A Single-Minded Pursuit
Throughout the centuries of recorded history, the essential quality shared in common by the diversity of men and women who attained greatness has been single-mindedness. Right or wrong, each had a sense of purpose, each knew the direction in which it lay, and each was willing to pay the price necessary to achieve it.
If anything characterized Paul, the apostle to the Gentiles, it was this quality of single-mindedness. For him, Christ was not a component but the whole of his life, and everything he did in word or deed directly or indirectly reflected this ownership. He could summarize both his direction and his destiny in one concise sentence: “For to me, to live is Christ and to die is gain” (Philippians 1:21).
“In order that I may attain to the resurrection from the dead” (Philippians 3:11). Paul was single-minded in his longing for growth in the experiential knowledge of the person and the power of the resurrected Lord. He realized that through faith in the Son of God he had become a new creature, united with Christ in His death, burial, and resurrection (2 Corinthians 5:17; Romans 6:3-11). And yet he eagerly anticipated the time when he would be completely conformed to the likeness of Christ not only in spirit, but also in soul and body. Knowing that he was a pilgrim on earth and a citizen of heaven, he looked forward to the day when he would be given an imperishable resurrected body (1 Corinthians 15:20-58). Paul was not speaking of the resurrection of the dead, but from the dead, that is, the resurrection of the righteous (cf. Luke 20:35). (The word he uses can be translated out-resurrection, and this is its only appearance in the New Testament.) The expression, “in order that I may attain” can also be rendered, “if by any means”; Paul is not doubting his participation in the resurrection of believers, but communicating his determination to continue on in faithfulness toward that end. The only uncertainty was whether he would be on earth or in the presence of the Lord when that event takes place.

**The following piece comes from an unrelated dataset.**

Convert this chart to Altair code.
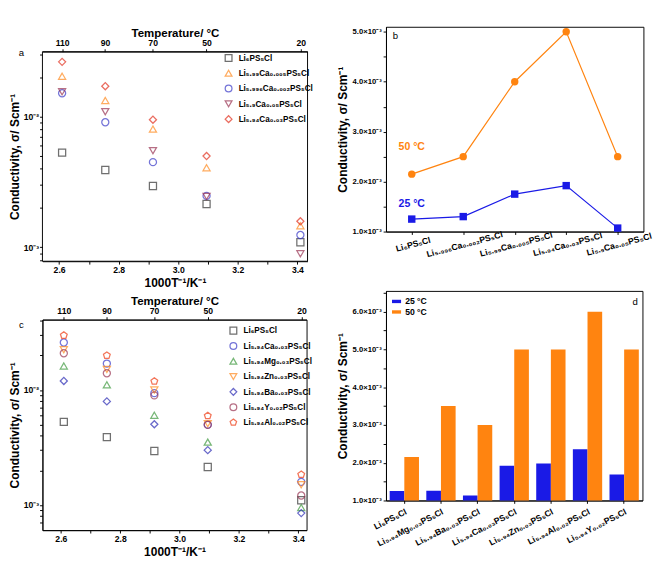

He goes on to say in Philippians 3:12, “Not that I have already obtained it or have already become perfect, but I press on in order that I may lay hold of that for which also I was laid hold of by Christ Jesus.” Paul makes it clear that he has not attained the perfect conformity to the Person of Christ to which all believers have been called, but that he strives to stay in the process. Scripture affirms that no one will achieve sinless perfection in this life. This is in contrast to the legalistic mentality the apostle sought to refute in the earlier portion of Philippians 3. The legalist strives in the efforts of the flesh to attain a human standard of righteousness. Legalism seeks to quantify spirituality into a measurable product. In this way, it produces the complacency of procedures and practices rather than the ever-challenging dynamic of pursuing the Person of Christ.
Paul never allowed himself to be satisfied with the status quo in his walk with God, though he would have been tempted to do so if he put his eyes on people rather than the Lord. Instead, he learned the life-changing secret of not comparing himself with others, but only with Christ.
He knew the course that was set before him—to “lay hold of that for which also I was laid hold of by Christ Jesus.” The overwhelming passion of his life was to know and be like Jesus, and to this end he strove in the power of the Holy Spirit, not in the efforts of the flesh. Our heart’s desire should be for the same single-mindedness that drew Paul to press on to the higher calling of the Lord.
Blessed are those who hunger and thirst for
righteousness, for they shall be satisfied (Matthew 5:6).
O God, You are my God; I shall seek You earnestly; my
soul thirsts for You, my flesh yearns for You, in a dry
and weary land where there is no water (Psalm 63:1).
As a deer pants for the water brooks, so my soul pants
for You, O God. My soul thirsts for God, for the living
God; when shall I come and appear before God? (Psalm 42:1-2).